With Chloe, this trend is just beginning. She has not quite earned the level of independence her brother has earned. But we want to respect her wishes when we can. When Chloe wants to speak with just one parent, I am usually her preference. Amelia gets Philip and I get Chloe. I’m not sure why but that is how it has worked out itself. Each is a challenge to navigate but in very different ways.

The other morning, I greeted Chloe with the kind of enthusiasm she usually appreciates. But she turned her head away from me and went up to her room. I asked Amelia what was wrong. “I promised her I wouldn’t tell you other than to say it was nothing you did.”

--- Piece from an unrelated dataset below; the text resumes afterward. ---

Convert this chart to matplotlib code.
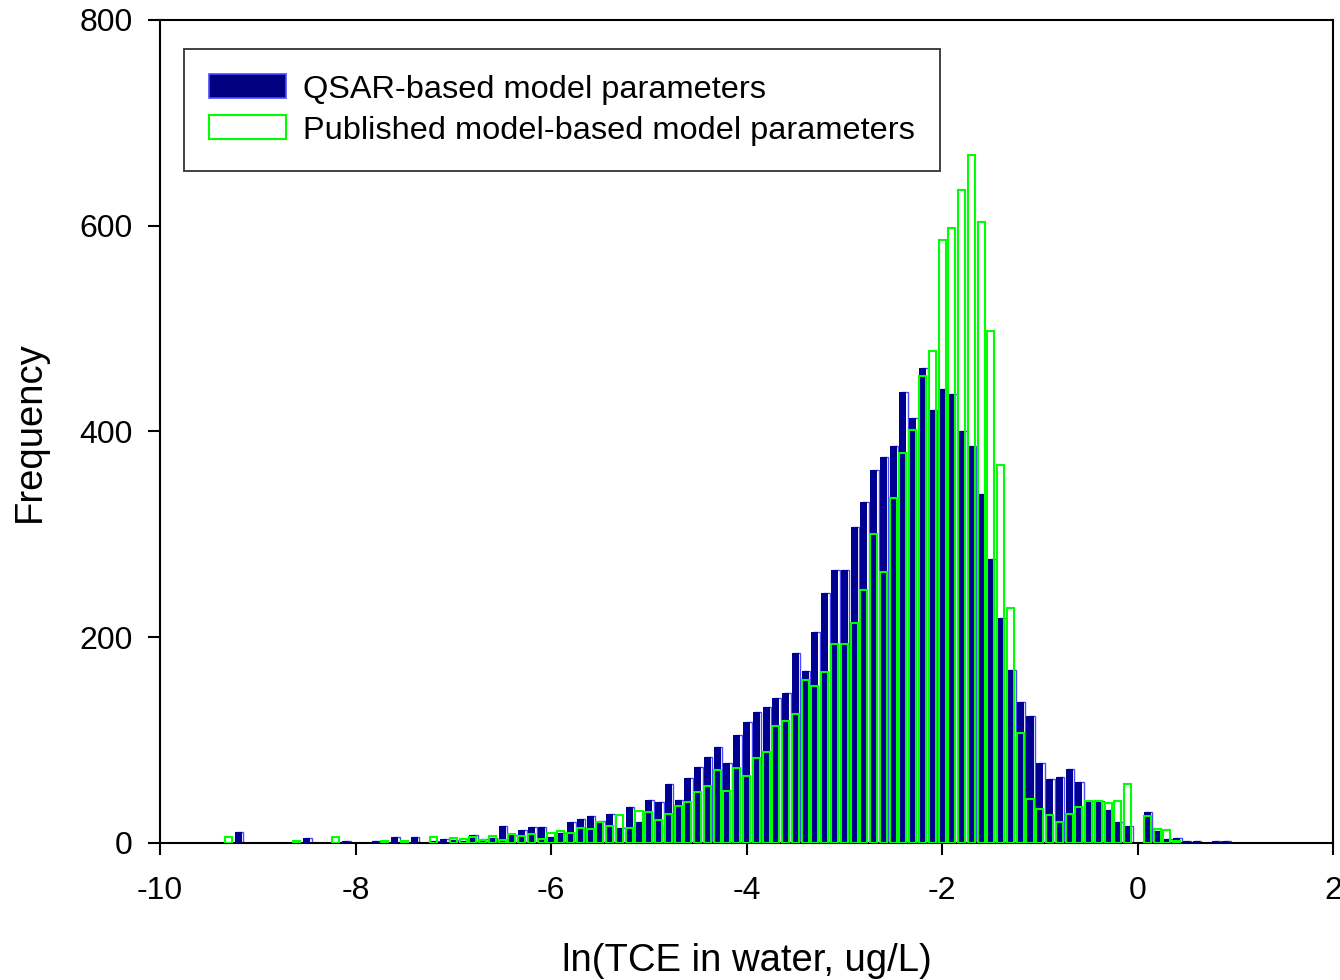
import numpy as np
import matplotlib.pyplot as plt
from matplotlib.patches import Patch

plt.rcParams['font.family'] = ['Liberation Sans', 'DejaVu Sans']
plt.rcParams['axes.unicode_minus'] = False

# histogram bins: centres from -9.3 to 0.9, width 0.1
bin_start = -9.3
bin_width = 0.1

# frequencies (one value per bin)
qsar = [0, 11, 0, 0, 0, 0, 0, 0, 5, 0, 0, 0, 2, 0, 0, 2, 0, 6, 0, 6,
        0, 2, 4, 3, 2, 8, 4, 5, 17, 8, 13, 16, 16, 6, 10, 20, 23, 26, 21, 28,
        15, 35, 20, 42, 40, 57, 42, 63, 74, 84, 93, 78, 105, 118, 127, 132, 141, 146, 185, 167,
        205, 243, 265, 265, 307, 331, 363, 375, 386, 438, 413, 462, 421, 441, 436, 400, 386, 339, 276, 219,
        168, 137, 123, 78, 62, 64, 72, 59, 41, 41, 32, 20, 17, 0, 30, 12, 4, 5, 2, 2,
        0, 2, 1.5]
published = [6, 0, 0, 0, 0, 0, 0, 2, 0, 0, 0, 6, 0, 0, 0, 0, 2, 0, 2, 0,
             0, 6, 0, 5, 4, 6, 3, 7, 3, 9, 7, 9, 4, 10, 12, 10, 15, 14, 20, 17,
             27, 15, 31, 30, 22, 28, 36, 40, 50, 55, 71, 51, 73, 65, 83, 88, 114, 119, 125, 158,
             153, 166, 193, 193, 214, 246, 300, 263, 335, 379, 401, 454, 478, 586, 598, 635, 669, 604, 498, 367,
             228, 107, 43, 33, 27, 20, 28, 35, 41, 41, 39, 41, 57, 0, 26, 14, 13, 2, 0, 0,
             0, 0, 0]

centers = bin_start + bin_width * np.arange(len(qsar))
qsar = np.array(qsar, dtype=float)
published = np.array(published, dtype=float)
# empty bins are not drawn at all
mq = qsar > 0
mp = published > 0

fig = plt.figure(figsize=(13.4, 9.8), dpi=100)
ax = fig.add_axes([0.1194, 0.1398, 0.8754, 0.8398])

bw = 0.072
# light blue outline slightly offset, then the navy fill, then the green outlines
ax.bar(centers[mq] + 0.016, qsar[mq], width=bw, facecolor='none', edgecolor='#4a4aff',
       linewidth=1.0, zorder=2)
ax.bar(centers[mq], qsar[mq], width=bw, color='#000090', linewidth=0, zorder=3)
ax.bar(centers[mp], published[mp], width=bw, facecolor='none', edgecolor='#00ff00',
       linewidth=1.5, zorder=4)

ax.set_xlim(-10, 2)
ax.set_ylim(0, 800)
ax.set_xticks(np.arange(-10, 3, 2))
ax.set_yticks(np.arange(0, 801, 200))

for s in ax.spines.values():
    s.set_linewidth(1.5)
ax.tick_params(direction='out', length=8.5, width=1.5, labelsize=23)
ax.tick_params(axis='x', pad=15)
ax.tick_params(axis='y', pad=11)

ax.set_xlabel('ln(TCE in water, ug/L)', fontsize=27.5, labelpad=27)
ax.set_ylabel('Frequency', fontsize=27.5, labelpad=23)

handles = [Patch(facecolor='#000080', edgecolor='#4a4aff', linewidth=1.2),
           Patch(facecolor='white', edgecolor='#00ff00', linewidth=1.5)]
leg = ax.legend(handles, ['QSAR-based model parameters',
                          'Published model-based model parameters'],
                loc='upper left', bbox_to_anchor=(0.0205, 0.9648), borderaxespad=0,
                fontsize=23.4, frameon=True, fancybox=False, edgecolor='black',
                handlelength=2.35, handleheight=0.75, handletextpad=0.53,
                borderpad=0.78, labelspacing=0.33)
leg.get_frame().set_linewidth(1.3)

fig.savefig('out.png', dpi=100)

It didn’t feel right. I had intended to leave for work rather soon but this seemed important. Chloe was upstairs in her room lying in her bed. She had the day off from school, but I had not taken the day off from work. It was fifteen minutes before I had planned to leave. Chloe wouldn’t look at me. I asked her if she would tell me what was bothering her. Without turning her head in my direction, she answered, “No.”

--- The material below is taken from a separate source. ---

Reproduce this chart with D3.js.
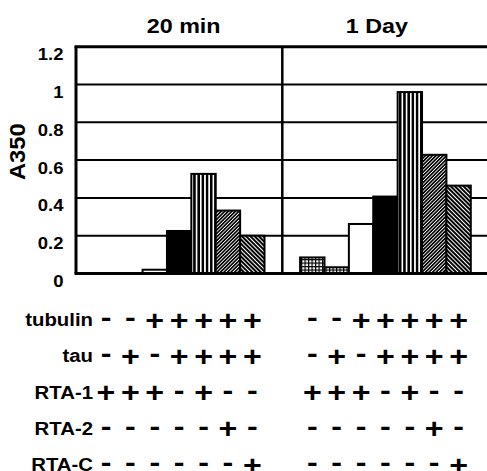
<!DOCTYPE html>
<html>
<head>
<meta charset="utf-8">
<script src="https://cdn.jsdelivr.net/npm/d3@7"></script>
<style>
  body { margin: 0; background: #fff; }
  svg { display: block; }
  text { font-family: "Liberation Sans", Arial, sans-serif; font-weight: bold; fill: #000; }
</style>
</head>
<body>
<svg id="chart"></svg>
<script>
// data
const panels = ["20 min", "1 Day"];
const values20min = [0, 0, 0.02, 0.225, 0.527, 0.333, 0.2];
const values1day = [0.085, 0.033, 0.262, 0.407, 0.96, 0.628, 0.465];
const yTicks = [0, 0.2, 0.4, 0.6, 0.8, 1, 1.2];

// conditions table under the bars (same for both panels)
const conditions = ["tubulin", "tau", "RTA-1", "RTA-2", "RTA-C"];
const tubulinSigns = ["-", "-", "+", "+", "+", "+", "+"];
const tauSigns = ["-", "+", "-", "+", "+", "+", "+"];
const rta1Signs = ["+", "+", "+", "-", "+", "-", "-"];
const rta2Signs = ["-", "-", "-", "-", "-", "+", "-"];
const rtacSigns = ["-", "-", "-", "-", "-", "-", "+"];
const signRows = [tubulinSigns, tauSigns, rta1Signs, rta2Signs, rtacSigns];

const width = 487;
const height = 471;

const svg = d3.select("#chart").attr("width", width).attr("height", height);
const defs = svg.append("defs");

// fill patterns for the bars
function stripePattern(id, period, lineWidth, angle) {
    const p = defs.append("pattern")
        .attr("id", id)
        .attr("patternUnits", "userSpaceOnUse")
        .attr("width", period)
        .attr("height", period);
    if (angle) p.attr("patternTransform", `rotate(${angle})`);
    p.append("rect").attr("width", period).attr("height", period).attr("fill", "#fff");
    p.append("rect").attr("width", lineWidth).attr("height", period).attr("fill", "#000")
        .attr("shape-rendering", "crispEdges");
}
stripePattern("vert", 4.2, 2.2, 0);
stripePattern("diag", 2.5, 1.3, 45);
stripePattern("back", 3, 1.6, -45);

const cross = defs.append("pattern")
    .attr("id", "cross")
    .attr("patternUnits", "userSpaceOnUse")
    .attr("width", 3.5)
    .attr("height", 3.5);
cross.append("rect").attr("width", 3.5).attr("height", 3.5).attr("fill", "#fff");
cross.append("rect").attr("width", 1.2).attr("height", 3.5).attr("fill", "#000");
cross.append("rect").attr("width", 3.5).attr("height", 1.2).attr("fill", "#000");

const barFills = ["url(#cross)", "url(#cross)", "#fff", "#000", "url(#vert)", "url(#diag)", "url(#back)"];

// plot frame
const plotLeft = 76;
const divider = 282.3;
const plotRight = 488.6;
const panelRanges = [[plotLeft, divider], [divider, plotRight]];
const titleShift = [4.5, -8.5];

const y = d3.scaleLinear().domain([0, 1.2]).range([273.5, 46.7]);

// gridlines behind bars
svg.selectAll("line.grid")
    .data(yTicks.filter(d => d > 0 && d < 1.2))
    .join("line")
    .attr("class", "grid")
    .attr("x1", plotLeft).attr("x2", width)
    .attr("y1", d => y(d)).attr("y2", d => y(d))
    .attr("stroke", "#000")
    .attr("stroke-width", 2);

// y tick labels sit a little below their line
svg.selectAll("text.ytick")
    .data(yTicks)
    .join("text")
    .attr("class", "ytick")
    .attr("text-anchor", "end")
    .attr("font-size", 16.5)
    .attr("transform", d => `translate(63.5,${y(d) + 13.5}) scale(1.12,1)`)
    .text(d => String(+d.toFixed(1)));

svg.append("text")
    .attr("text-anchor", "middle")
    .attr("font-size", 22)
    .attr("transform", "translate(25,151.7) rotate(-90) scale(1.08,1)")
    .text("A350");

const rowY = d3.scalePoint().domain(conditions).range([319.5, 464.5]);

panels.forEach((name, pi) => {
    const values = pi === 0 ? values20min : values1day;
    const x = d3.scaleBand()
        .domain(d3.range(values.length))
        .range(panelRanges[pi])
        .paddingInner(0)
        .paddingOuter(0.73);

    const bars = values.map((v, i) => ({ i, v })).filter(d => d.v > 0);

    svg.append("g")
        .selectAll("rect")
        .data(bars)
        .join("rect")
        .attr("x", d => x(d.i))
        .attr("y", d => y(d.v))
        .attr("width", x.bandwidth())
        .attr("height", d => y(0) - y(d.v))
        .attr("fill", d => barFills[d.i])
        .attr("stroke", "#000")
        .attr("stroke-width", 2);

    const mid = (x(0) + x(values.length - 1) + x.bandwidth()) / 2;
    svg.append("text")
        .attr("text-anchor", "middle")
        .attr("font-size", 21)
        .attr("transform", `translate(${mid + titleShift[pi]},33) scale(1.11,1)`)
        .text(name);

    // + / - table
    signRows.forEach((signs, ri) => {
        svg.append("g")
            .selectAll("text")
            .data(signs)
            .join("text")
            .attr("text-anchor", "middle")
            .attr("font-size", 28)
            .attr("transform", (s, i) =>
                `translate(${x(i) + x.bandwidth() / 2},${rowY(conditions[ri]) + (s === "+" ? 10 : 7.5)}) scale(1.15,1)`)
            .text(s => s);
    });
});

// row labels
svg.selectAll("text.cond")
    .data(conditions)
    .join("text")
    .attr("class", "cond")
    .attr("text-anchor", "end")
    .attr("font-size", 18.5)
    .attr("transform", d => `translate(93,${rowY(d) + 6.5}) scale(1.1,1)`)
    .text(d => d);

// frame lines on top
svg.append("line")
    .attr("x1", plotLeft - 1.5).attr("x2", width)
    .attr("y1", y(1.2)).attr("y2", y(1.2))
    .attr("stroke", "#000").attr("stroke-width", 3);
svg.append("line")
    .attr("x1", plotLeft - 1.5).attr("x2", width)
    .attr("y1", y(0)).attr("y2", y(0))
    .attr("stroke", "#000").attr("stroke-width", 3);
svg.append("line")
    .attr("x1", plotLeft).attr("x2", plotLeft)
    .attr("y1", y(1.2)).attr("y2", y(0))
    .attr("stroke", "#000").attr("stroke-width", 3);
svg.append("line")
    .attr("x1", divider).attr("x2", divider)
    .attr("y1", y(1.2)).attr("y2", y(0))
    .attr("stroke", "#000").attr("stroke-width", 2.5);
</script>
</body>
</html>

I made the decision to stay and talk to Chloe, despite her resistance. I didn’t push for her to reveal her secret right away. I spent quite a bit of time reaffirming my love for her. She eventually told me she didn’t want to tell me what was bothering her because she thought I would think less of her. I had no idea what could possibly cause that or could possibly cause it in her mind. But at least she had given me a hint.

I looked at my watch. It was now five minutes from when I had intended to leave. Chloe was suffering. And she was going to suffer all day until she mustered the courage to tell me what was bothering her and I could genuinely affirm her. I stayed with her and continued to affirm my love for her. I remembered being just a little bit older than she was now and not wanting to tell my mother about something I did. I told Chloe the whole story. And I told her how I suffered for a long time less because of what I did and more because the secret was a wedge between me and my mother. By the time I was done, I was past the point when I should have left the house already. Chloe’s response was, “That was nothing compared to what I did.”

I expected I wouldn’t agree, but I was in no position to argue. Meanwhile, Chloe had made one step closer. I continued to affirm my love. Amelia walked in and we both reasserted that Amelia had not told me anything except that it was nothing I had done. Together Amelia and I affirmed Chloe in my love for her and encouraged her to end her suffering by telling me. And finally, Chloe did.

I remembered the event. I remembered asking Chloe about something I was pretty sure she had done, and her denying having anything to do with it. My goal at the time was more about controlling Chloe’s future behavior and less about chastising her past behavior. So I let her save face with her denial. At the time, I figured that was the end of it.

But the guilt of lying to her father had been eating away at Chloe for days and eventually brought her to the state she was in. Chloe was surprised to know that I had known she was not telling me the truth when I had confronted her. One could almost see the wave of relief run over Chloe’s face. We spent a few minutes relaxing next to one another on Chloe’s bed. Eventually, I hugged her and headed off to work. As it turned out, the traffic was light.

That day, it was the right decision to insist on talking with Chloe. But the time is not far off when it won’t be right to insist any more, just like it was already not right for Amelia to betray Chloe’s secret to me in this recent situation. As time moves forward, I hope Chloe and Philip have already learned it is safe to confide in their parents.